The eye-opening evidence that some Broward County schools need critical repairs came from a grassroots group during a recent school board meeting. Citizens Concerned about our Children showed board members slide after slide of leaky roofs, unusable playing fields and a sewage leak in a boys’ locker room, all at two schools serving students in predominantly black neighborhoods.
The message was clear. With a new superintendent and a board dominated by new faces, Broward’s school district must continue to build on its recent progress and maintain schools equally — not just the new ones but also the older ones that have suffered from neglect in the past.
Broward, like Miami-Dade County, has been struggling with older, increasingly decrepit schools as local money for improvements has dried up and construction funding has been slashed by state lawmakers.
In Miami-Dade, that led to voters’ approval last year of a $1.2 billion bond issue to boost school construction and technology. In Broward, Superintendent Robert Runcie, a little more than a year into his job, says he hopes to see “bold action” on the school facilities’ needs. That might include a bond issue similar to Miami-Dade’s.

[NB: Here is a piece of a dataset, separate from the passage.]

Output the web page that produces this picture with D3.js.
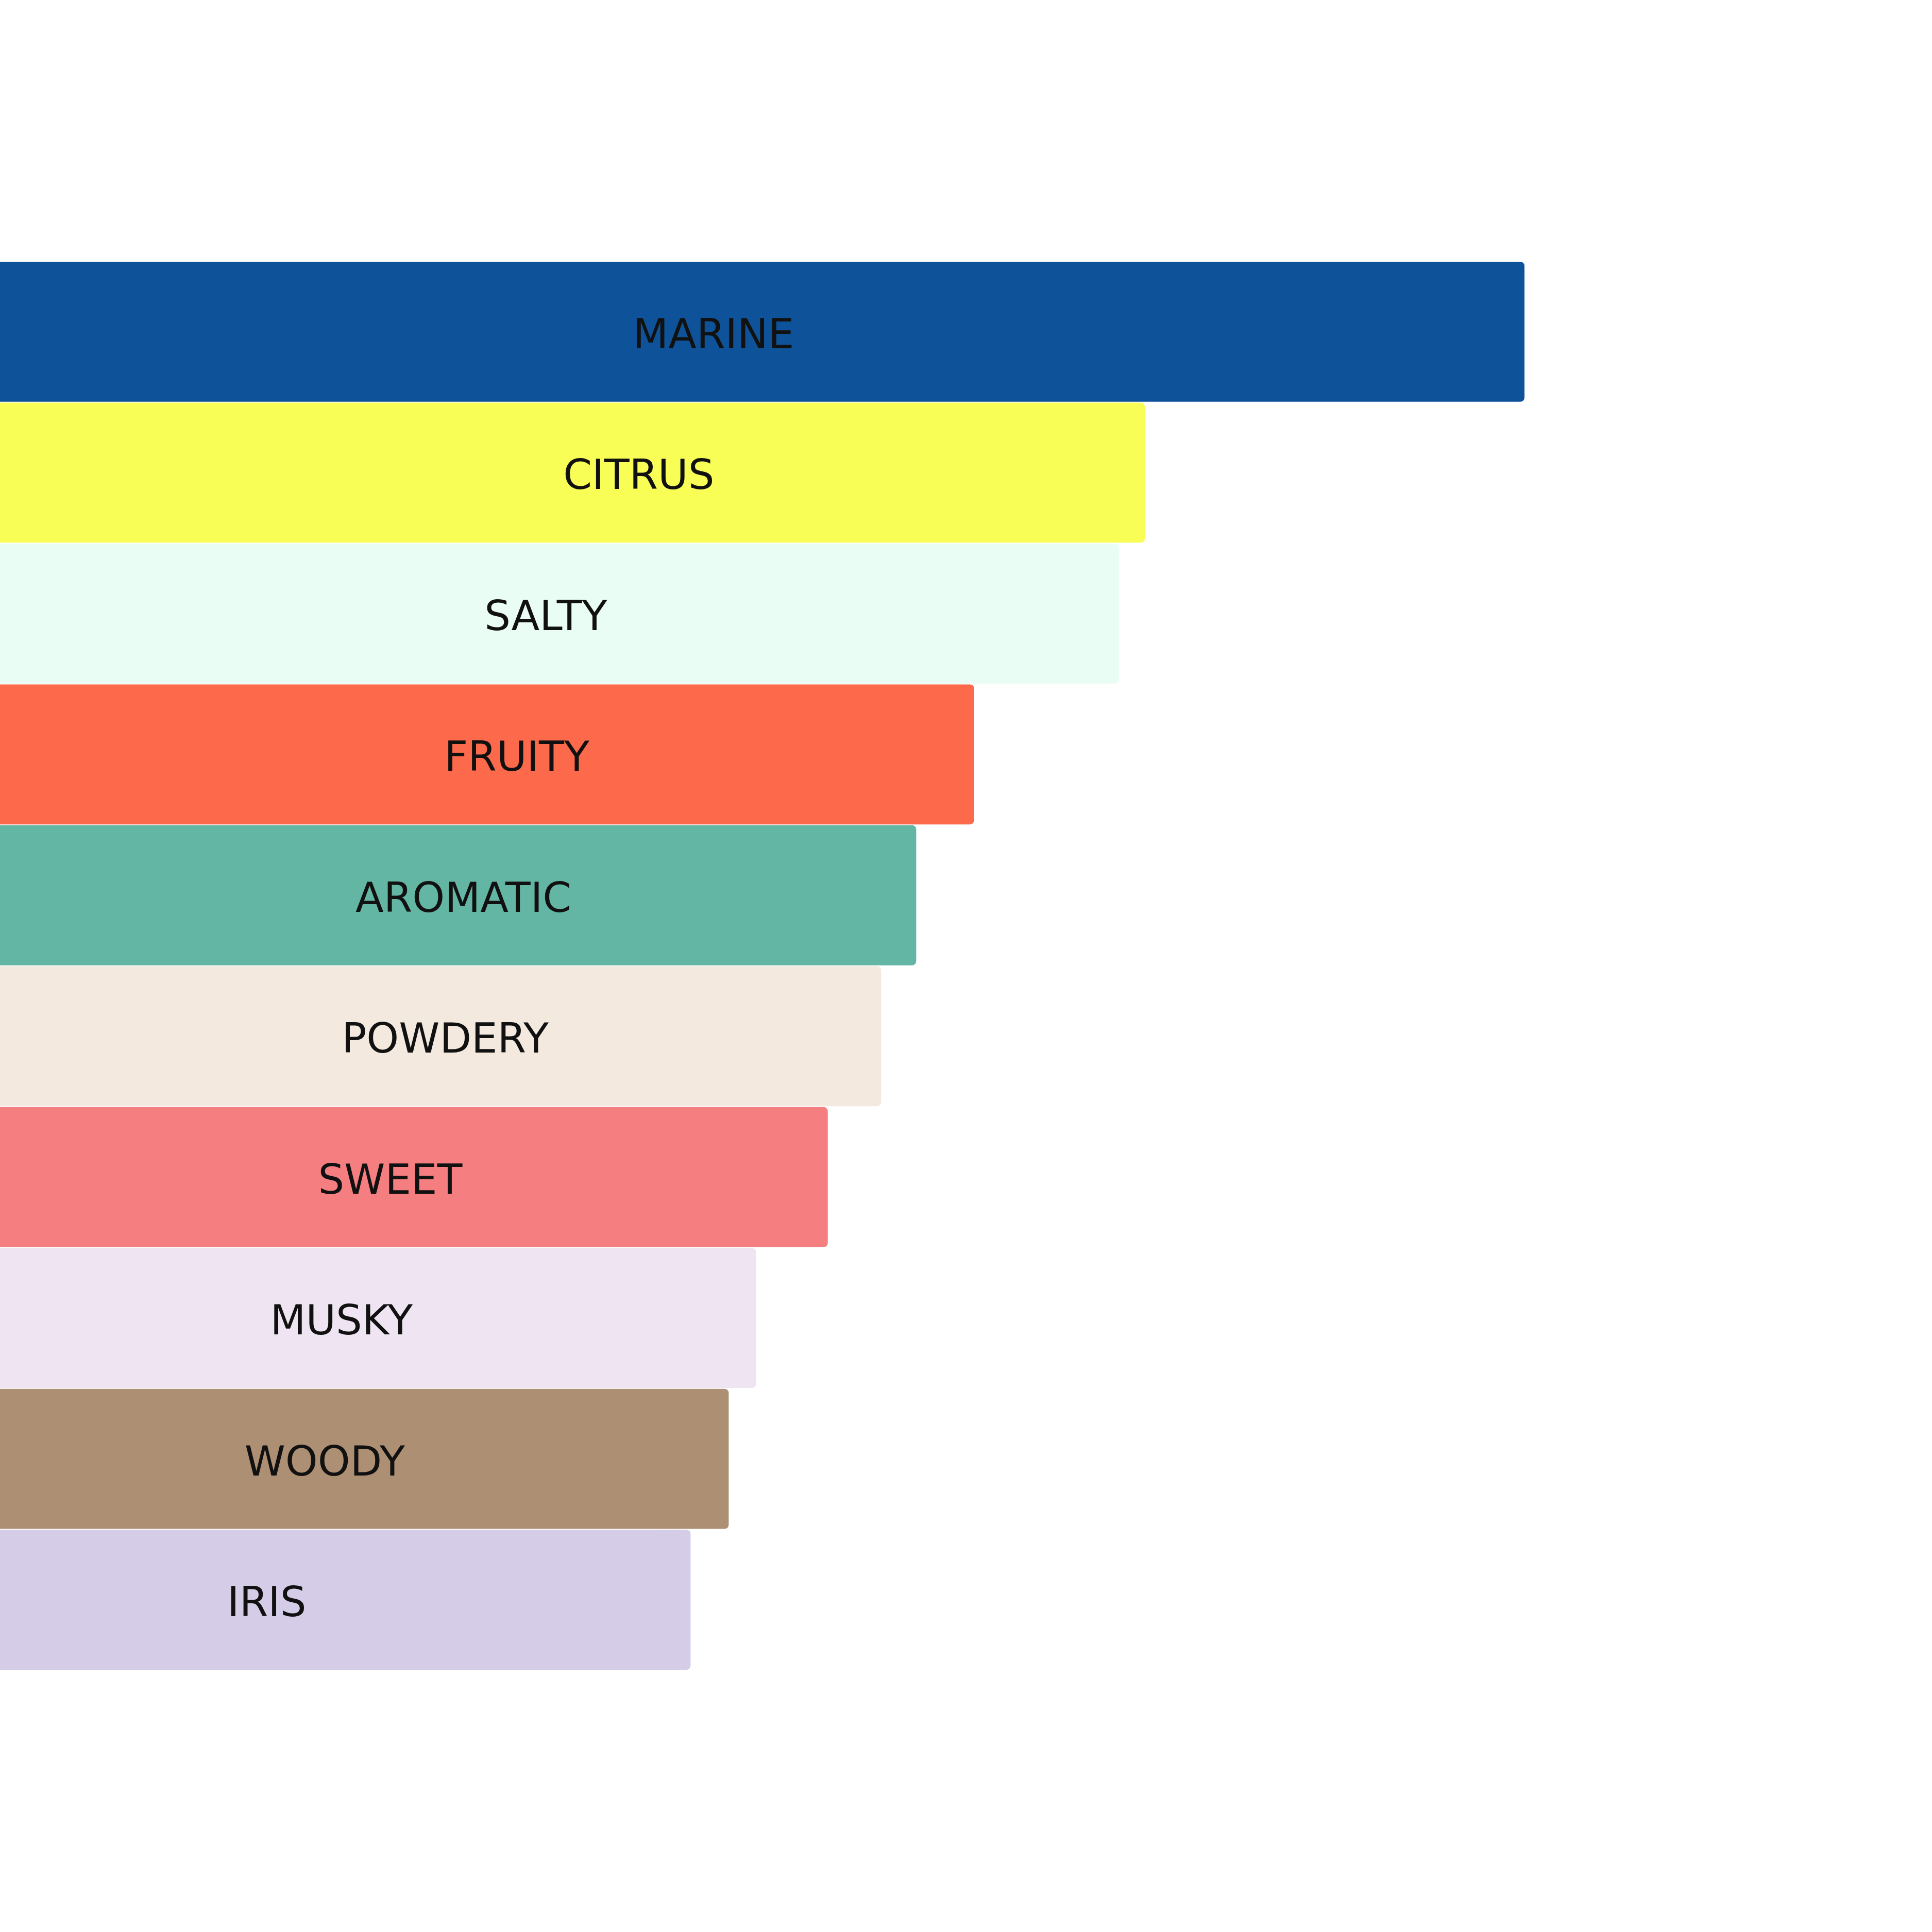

If Mr. Runcie has any hope of persuading Broward’s citizens that the board can be trusted with the money from a bond issue, he should take a lesson from Miami-Dade Superintendent, Alberto Carvalho, who spent years building trust with voters. Among his most important moves to win credibility, Mr. Carvalho created the 21st Century schools initiative that clearly names each school and its needs (new roofs, technology, air conditioning, etc.) and rules that ensure transparency in the bidding process and forbid board meddling in an attempt to steer contracts to political cronies.
In Broward’s case, there’s a long and lousy history of stunningly bad behavior to overcome — bond issue or not. The district has been plagued by cronyism, mismanagement and a culture of dishonesty. In a scathing grand jury report released almost two years ago, jurors said they found the district so thoroughly corrupt, so reckless in its spending of taxpayers’ money, they would have recommended abolishing the school board completely if the state Constitution didn’t require its existence.
From that deep hole of ill will, the board has — thank goodness — begun climbing out, working to clean up the construction department, fixing some of the schools, replacing board members with newly elected ones and hiring Mr. Runcie, who came from Chicago’s school system. He seems to understand the tremendous amount of work he must do to earn the trust of voters. That includes addressing the problems at Hallandale High School and Fort Lauderdale’s Stranahan High brought to the board’s attention last week by a grassroots group that has long pushed the district to address racial disparities.
“The quality of the schools, and the facilities and resources they have, sends a really deep message to our children and our community,” Mr. Runcie told the board last week.
That’s true. For now, though, the message coming from the school board remains mixed. There’s still a long, hard slog ahead for the district to make a full turn-around and potentially win approval of a bond issue from voters. Building trust will take more than a patched up auditorium roof or a revamped sports field.
It’ll take determination, scrupulous honesty and a lot of work.